▸ EXERCISE TASK: Repeat the data below exactly, dropping any pictures it holds.

▸ COLLECTED DATA:
--- BEGIN ---

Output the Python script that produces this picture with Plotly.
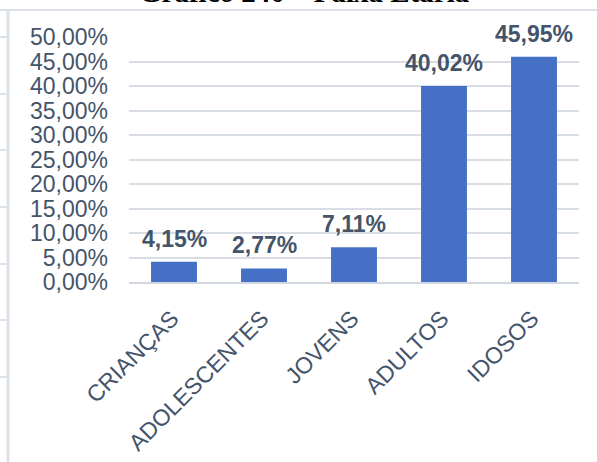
import plotly.graph_objects as go

categories = ["CRIANÇAS", "ADOLESCENTES", "JOVENS", "ADULTOS", "IDOSOS"]
values = [4.15, 2.77, 7.11, 40.02, 45.95]
title_text = "Gráfico 240 – Faixa Etária"

W, H = 597, 462
ML, MR, MT, MB = 129, 18, 37, 180
PW, PH = W - ML - MR, H - MT - MB

def px_x(px):
    return (px - ML) / PW

def px_y(py):
    return 1 - (py - MT) / PH

TEXT = "#44546A"
GRID = "#D9DEE6"
DECOR = "#DCE1E8"
BAR = "#4670C6"

fig = go.Figure()
fig.add_trace(go.Bar(
    x=categories, y=values,
    marker=dict(color=BAR, line=dict(width=0)),
    hoverinfo="skip",
))

annotations = []
for c, v in zip(categories, values):
    annotations.append(dict(
        x=c, y=v, xref="x", yref="y", text=f"{v:.2f}%".replace(".", ","),
        showarrow=False, yanchor="bottom", yshift=8,
        font=dict(family="Liberation Sans, Arial", size=23, color=TEXT, weight="bold"),
    ))
annotations.append(dict(
    x=px_x(304), y=1, xref="paper", yref="paper", text=title_text,
    showarrow=False, yanchor="bottom", yshift=27,
    font=dict(family="Liberation Serif, Times New Roman", size=29, color="#000000", weight="bold"),
))

shapes = []
# document frame lines
shapes.append(dict(type="line", xref="paper", yref="paper",
                   x0=px_x(8), x1=px_x(8), y0=px_y(10), y1=px_y(470),
                   line=dict(color=DECOR, width=3)))
shapes.append(dict(type="line", xref="paper", yref="paper",
                   x0=px_x(0), x1=px_x(600), y0=px_y(10), y1=px_y(10),
                   line=dict(color=DECOR, width=2)))
for py in [37, 94, 150, 207, 264, 320, 377]:
    shapes.append(dict(type="line", xref="paper", yref="paper",
                       x0=px_x(0), x1=px_x(8), y0=px_y(py), y1=px_y(py),
                       line=dict(color=DECOR, width=2)))

fig.update_layout(
    width=W, height=H,
    margin=dict(l=ML, r=MR, t=MT, b=MB, pad=0, autoexpand=False),
    paper_bgcolor="white", plot_bgcolor="white",
    separators=",.",
    showlegend=False,
    bargap=0.49,
    font=dict(family="Liberation Sans, Arial", size=23, color=TEXT),
    annotations=annotations,
    shapes=shapes,
    xaxis=dict(
        tickangle=-45, showgrid=False, showline=True, linecolor="#D0D7E0", linewidth=2,
        ticks="", tickfont=dict(size=23, color=TEXT), fixedrange=True,
        ticklabelstandoff=12, ticklabelshift=-2, automargin=False,
    ),
    yaxis=dict(
        range=[0, 50], dtick=5, tickformat=".2f", ticksuffix="%",
        showgrid=True, gridcolor=GRID, gridwidth=2, zeroline=False,
        showline=False, ticks="", ticklabelstandoff=20, automargin=False,
        tickfont=dict(size=23, color=TEXT), fixedrange=True,
    ),
)

fig.write_html(
    "out.html",
    config={"displayModeBar": False},
    post_script="document.body.style.margin='0';document.body.style.overflow='hidden';",
)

--- END ---

▸ THE RESPONSE:
Output the Python script that produces this picture with Plotly.
import plotly.graph_objects as go

categories = ["CRIANÇAS", "ADOLESCENTES", "JOVENS", "ADULTOS", "IDOSOS"]
values = [4.15, 2.77, 7.11, 40.02, 45.95]
title_text = "Gráfico 240 – Faixa Etária"

W, H = 597, 462
ML, MR, MT, MB = 129, 18, 37, 180
PW, PH = W - ML - MR, H - MT - MB

def px_x(px):
    return (px - ML) / PW

def px_y(py):
    return 1 - (py - MT) / PH

TEXT = "#44546A"
GRID = "#D9DEE6"
DECOR = "#DCE1E8"
BAR = "#4670C6"

fig = go.Figure()
fig.add_trace(go.Bar(
    x=categories, y=values,
    marker=dict(color=BAR, line=dict(width=0)),
    hoverinfo="skip",
))

annotations = []
for c, v in zip(categories, values):
    annotations.append(dict(
        x=c, y=v, xref="x", yref="y", text=f"{v:.2f}%".replace(".", ","),
        showarrow=False, yanchor="bottom", yshift=8,
        font=dict(family="Liberation Sans, Arial", size=23, color=TEXT, weight="bold"),
    ))
annotations.append(dict(
    x=px_x(304), y=1, xref="paper", yref="paper", text=title_text,
    showarrow=False, yanchor="bottom", yshift=27,
    font=dict(family="Liberation Serif, Times New Roman", size=29, color="#000000", weight="bold"),
))

shapes = []
# document frame lines
shapes.append(dict(type="line", xref="paper", yref="paper",
                   x0=px_x(8), x1=px_x(8), y0=px_y(10), y1=px_y(470),
                   line=dict(color=DECOR, width=3)))
shapes.append(dict(type="line", xref="paper", yref="paper",
                   x0=px_x(0), x1=px_x(600), y0=px_y(10), y1=px_y(10),
                   line=dict(color=DECOR, width=2)))
for py in [37, 94, 150, 207, 264, 320, 377]:
    shapes.append(dict(type="line", xref="paper", yref="paper",
                       x0=px_x(0), x1=px_x(8), y0=px_y(py), y1=px_y(py),
                       line=dict(color=DECOR, width=2)))

fig.update_layout(
    width=W, height=H,
    margin=dict(l=ML, r=MR, t=MT, b=MB, pad=0, autoexpand=False),
    paper_bgcolor="white", plot_bgcolor="white",
    separators=",.",
    showlegend=False,
    bargap=0.49,
    font=dict(family="Liberation Sans, Arial", size=23, color=TEXT),
    annotations=annotations,
    shapes=shapes,
    xaxis=dict(
        tickangle=-45, showgrid=False, showline=True, linecolor="#D0D7E0", linewidth=2,
        ticks="", tickfont=dict(size=23, color=TEXT), fixedrange=True,
        ticklabelstandoff=12, ticklabelshift=-2, automargin=False,
    ),
    yaxis=dict(
        range=[0, 50], dtick=5, tickformat=".2f", ticksuffix="%",
        showgrid=True, gridcolor=GRID, gridwidth=2, zeroline=False,
        showline=False, ticks="", ticklabelstandoff=20, automargin=False,
        tickfont=dict(size=23, color=TEXT), fixedrange=True,
    ),
)

fig.write_html(
    "out.html",
    config={"displayModeBar": False},
    post_script="document.body.style.margin='0';document.body.style.overflow='hidden';",
)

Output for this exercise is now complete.